(Supplied data):
>> Begin
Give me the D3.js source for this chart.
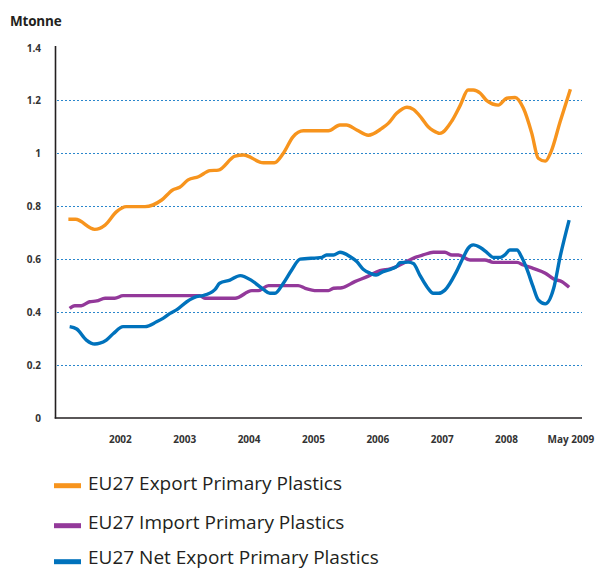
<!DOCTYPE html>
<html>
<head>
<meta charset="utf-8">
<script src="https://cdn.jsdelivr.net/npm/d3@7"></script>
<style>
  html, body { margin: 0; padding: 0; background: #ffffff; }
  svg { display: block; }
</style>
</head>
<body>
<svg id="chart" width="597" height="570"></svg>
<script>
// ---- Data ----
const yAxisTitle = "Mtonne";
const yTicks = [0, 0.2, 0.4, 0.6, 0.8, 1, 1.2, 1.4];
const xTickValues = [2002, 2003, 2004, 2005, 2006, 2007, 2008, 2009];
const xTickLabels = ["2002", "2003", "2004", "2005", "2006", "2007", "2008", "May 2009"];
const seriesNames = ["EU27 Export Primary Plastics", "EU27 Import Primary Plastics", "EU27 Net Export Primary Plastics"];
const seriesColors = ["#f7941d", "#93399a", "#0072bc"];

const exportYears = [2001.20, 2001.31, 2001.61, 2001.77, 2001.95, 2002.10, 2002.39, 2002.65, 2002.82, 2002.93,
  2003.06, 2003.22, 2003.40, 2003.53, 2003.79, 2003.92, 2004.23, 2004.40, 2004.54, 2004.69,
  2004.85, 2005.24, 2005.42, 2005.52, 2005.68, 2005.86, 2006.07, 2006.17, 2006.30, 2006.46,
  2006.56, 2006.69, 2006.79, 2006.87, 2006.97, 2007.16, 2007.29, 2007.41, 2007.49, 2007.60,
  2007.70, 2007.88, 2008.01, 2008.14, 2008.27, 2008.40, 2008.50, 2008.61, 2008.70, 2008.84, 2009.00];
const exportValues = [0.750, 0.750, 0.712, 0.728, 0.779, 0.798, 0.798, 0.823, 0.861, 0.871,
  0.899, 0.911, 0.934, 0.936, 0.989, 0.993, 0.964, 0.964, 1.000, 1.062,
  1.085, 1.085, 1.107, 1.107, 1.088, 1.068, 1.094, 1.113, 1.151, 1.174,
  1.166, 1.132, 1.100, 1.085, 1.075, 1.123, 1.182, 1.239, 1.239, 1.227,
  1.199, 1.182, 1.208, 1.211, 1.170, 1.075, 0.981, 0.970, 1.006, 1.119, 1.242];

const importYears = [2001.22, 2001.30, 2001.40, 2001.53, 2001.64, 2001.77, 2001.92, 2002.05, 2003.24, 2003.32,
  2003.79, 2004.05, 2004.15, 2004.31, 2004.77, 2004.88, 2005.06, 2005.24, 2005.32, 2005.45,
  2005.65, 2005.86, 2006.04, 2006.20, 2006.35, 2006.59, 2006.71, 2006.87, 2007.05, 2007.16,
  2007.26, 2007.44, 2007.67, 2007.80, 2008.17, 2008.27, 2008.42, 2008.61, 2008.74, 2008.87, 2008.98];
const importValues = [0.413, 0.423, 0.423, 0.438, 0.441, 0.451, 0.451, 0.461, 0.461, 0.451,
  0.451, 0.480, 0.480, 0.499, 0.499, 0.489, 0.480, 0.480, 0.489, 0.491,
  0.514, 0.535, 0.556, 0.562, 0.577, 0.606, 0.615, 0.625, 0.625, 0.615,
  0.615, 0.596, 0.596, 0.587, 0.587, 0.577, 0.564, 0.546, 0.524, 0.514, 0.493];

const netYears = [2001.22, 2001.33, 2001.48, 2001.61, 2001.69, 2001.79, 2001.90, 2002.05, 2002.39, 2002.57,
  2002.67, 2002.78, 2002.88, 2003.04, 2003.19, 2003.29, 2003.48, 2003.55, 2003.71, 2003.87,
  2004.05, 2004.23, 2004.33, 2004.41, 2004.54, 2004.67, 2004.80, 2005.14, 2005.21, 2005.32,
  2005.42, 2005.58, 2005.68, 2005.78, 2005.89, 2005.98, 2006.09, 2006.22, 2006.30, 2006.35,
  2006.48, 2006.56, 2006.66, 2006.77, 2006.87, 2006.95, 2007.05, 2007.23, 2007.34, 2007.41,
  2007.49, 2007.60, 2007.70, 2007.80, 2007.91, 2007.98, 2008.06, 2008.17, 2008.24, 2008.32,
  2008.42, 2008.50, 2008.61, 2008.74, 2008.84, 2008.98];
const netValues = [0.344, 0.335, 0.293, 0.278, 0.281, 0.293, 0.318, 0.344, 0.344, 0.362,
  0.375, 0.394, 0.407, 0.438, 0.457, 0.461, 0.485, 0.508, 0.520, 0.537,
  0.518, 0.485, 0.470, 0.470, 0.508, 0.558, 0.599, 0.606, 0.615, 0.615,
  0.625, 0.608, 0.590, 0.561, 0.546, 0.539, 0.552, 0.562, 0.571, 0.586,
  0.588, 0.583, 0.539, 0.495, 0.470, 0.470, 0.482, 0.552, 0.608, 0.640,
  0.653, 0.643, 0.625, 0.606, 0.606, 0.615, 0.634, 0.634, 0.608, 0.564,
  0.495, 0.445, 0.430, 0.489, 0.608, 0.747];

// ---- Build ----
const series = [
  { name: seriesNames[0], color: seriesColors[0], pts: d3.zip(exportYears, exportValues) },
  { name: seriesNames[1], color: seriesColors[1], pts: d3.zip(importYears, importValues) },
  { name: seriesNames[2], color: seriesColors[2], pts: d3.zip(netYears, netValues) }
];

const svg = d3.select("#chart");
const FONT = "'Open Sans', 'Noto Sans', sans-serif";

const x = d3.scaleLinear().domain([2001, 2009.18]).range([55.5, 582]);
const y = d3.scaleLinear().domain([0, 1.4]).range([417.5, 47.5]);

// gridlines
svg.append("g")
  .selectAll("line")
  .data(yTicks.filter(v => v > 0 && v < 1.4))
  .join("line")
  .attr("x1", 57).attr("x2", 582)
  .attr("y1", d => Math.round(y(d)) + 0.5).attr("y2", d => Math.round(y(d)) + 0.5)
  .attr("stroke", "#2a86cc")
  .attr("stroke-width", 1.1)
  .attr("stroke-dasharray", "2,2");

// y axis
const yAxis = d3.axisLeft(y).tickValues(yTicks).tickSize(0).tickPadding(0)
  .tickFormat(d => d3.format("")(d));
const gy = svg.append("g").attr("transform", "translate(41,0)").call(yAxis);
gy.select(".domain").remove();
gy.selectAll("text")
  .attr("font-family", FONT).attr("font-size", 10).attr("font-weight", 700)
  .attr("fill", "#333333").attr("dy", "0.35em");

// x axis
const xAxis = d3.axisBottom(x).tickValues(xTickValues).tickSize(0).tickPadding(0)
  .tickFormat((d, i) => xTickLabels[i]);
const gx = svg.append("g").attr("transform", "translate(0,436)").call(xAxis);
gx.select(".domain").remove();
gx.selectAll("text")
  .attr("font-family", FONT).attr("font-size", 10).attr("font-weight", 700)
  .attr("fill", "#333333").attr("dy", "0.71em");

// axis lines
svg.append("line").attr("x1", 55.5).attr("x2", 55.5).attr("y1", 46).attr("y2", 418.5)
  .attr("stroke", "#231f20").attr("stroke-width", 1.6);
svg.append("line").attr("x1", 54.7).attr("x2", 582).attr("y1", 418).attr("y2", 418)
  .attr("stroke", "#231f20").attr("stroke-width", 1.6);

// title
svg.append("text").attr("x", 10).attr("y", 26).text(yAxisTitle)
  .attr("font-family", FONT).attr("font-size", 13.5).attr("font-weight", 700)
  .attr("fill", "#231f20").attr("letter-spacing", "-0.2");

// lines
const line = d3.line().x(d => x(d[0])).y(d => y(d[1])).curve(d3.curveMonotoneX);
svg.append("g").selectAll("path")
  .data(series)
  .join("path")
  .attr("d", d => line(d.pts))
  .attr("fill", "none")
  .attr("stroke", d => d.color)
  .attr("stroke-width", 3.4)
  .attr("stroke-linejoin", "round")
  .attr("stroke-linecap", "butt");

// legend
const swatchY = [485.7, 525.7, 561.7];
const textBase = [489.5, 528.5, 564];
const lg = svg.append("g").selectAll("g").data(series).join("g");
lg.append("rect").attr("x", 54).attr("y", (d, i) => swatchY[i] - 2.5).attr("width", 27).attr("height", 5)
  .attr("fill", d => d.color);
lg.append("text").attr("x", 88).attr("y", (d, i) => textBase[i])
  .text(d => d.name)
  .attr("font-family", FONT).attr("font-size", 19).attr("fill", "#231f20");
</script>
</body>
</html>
>> End
(Task statement): Quote, exactly and only, the lines from the first line of the data above through the line containing "1.006, 1.119, 1.242];". The pictures do not belong in it.

(Task solution):
Give me the D3.js source for this chart.
<!DOCTYPE html>
<html>
<head>
<meta charset="utf-8">
<script src="https://cdn.jsdelivr.net/npm/d3@7"></script>
<style>
  html, body { margin: 0; padding: 0; background: #ffffff; }
  svg { display: block; }
</style>
</head>
<body>
<svg id="chart" width="597" height="570"></svg>
<script>
// ---- Data ----
const yAxisTitle = "Mtonne";
const yTicks = [0, 0.2, 0.4, 0.6, 0.8, 1, 1.2, 1.4];
const xTickValues = [2002, 2003, 2004, 2005, 2006, 2007, 2008, 2009];
const xTickLabels = ["2002", "2003", "2004", "2005", "2006", "2007", "2008", "May 2009"];
const seriesNames = ["EU27 Export Primary Plastics", "EU27 Import Primary Plastics", "EU27 Net Export Primary Plastics"];
const seriesColors = ["#f7941d", "#93399a", "#0072bc"];

const exportYears = [2001.20, 2001.31, 2001.61, 2001.77, 2001.95, 2002.10, 2002.39, 2002.65, 2002.82, 2002.93,
  2003.06, 2003.22, 2003.40, 2003.53, 2003.79, 2003.92, 2004.23, 2004.40, 2004.54, 2004.69,
  2004.85, 2005.24, 2005.42, 2005.52, 2005.68, 2005.86, 2006.07, 2006.17, 2006.30, 2006.46,
  2006.56, 2006.69, 2006.79, 2006.87, 2006.97, 2007.16, 2007.29, 2007.41, 2007.49, 2007.60,
  2007.70, 2007.88, 2008.01, 2008.14, 2008.27, 2008.40, 2008.50, 2008.61, 2008.70, 2008.84, 2009.00];
const exportValues = [0.750, 0.750, 0.712, 0.728, 0.779, 0.798, 0.798, 0.823, 0.861, 0.871,
  0.899, 0.911, 0.934, 0.936, 0.989, 0.993, 0.964, 0.964, 1.000, 1.062,
  1.085, 1.085, 1.107, 1.107, 1.088, 1.068, 1.094, 1.113, 1.151, 1.174,
  1.166, 1.132, 1.100, 1.085, 1.075, 1.123, 1.182, 1.239, 1.239, 1.227,
  1.199, 1.182, 1.208, 1.211, 1.170, 1.075, 0.981, 0.970, 1.006, 1.119, 1.242];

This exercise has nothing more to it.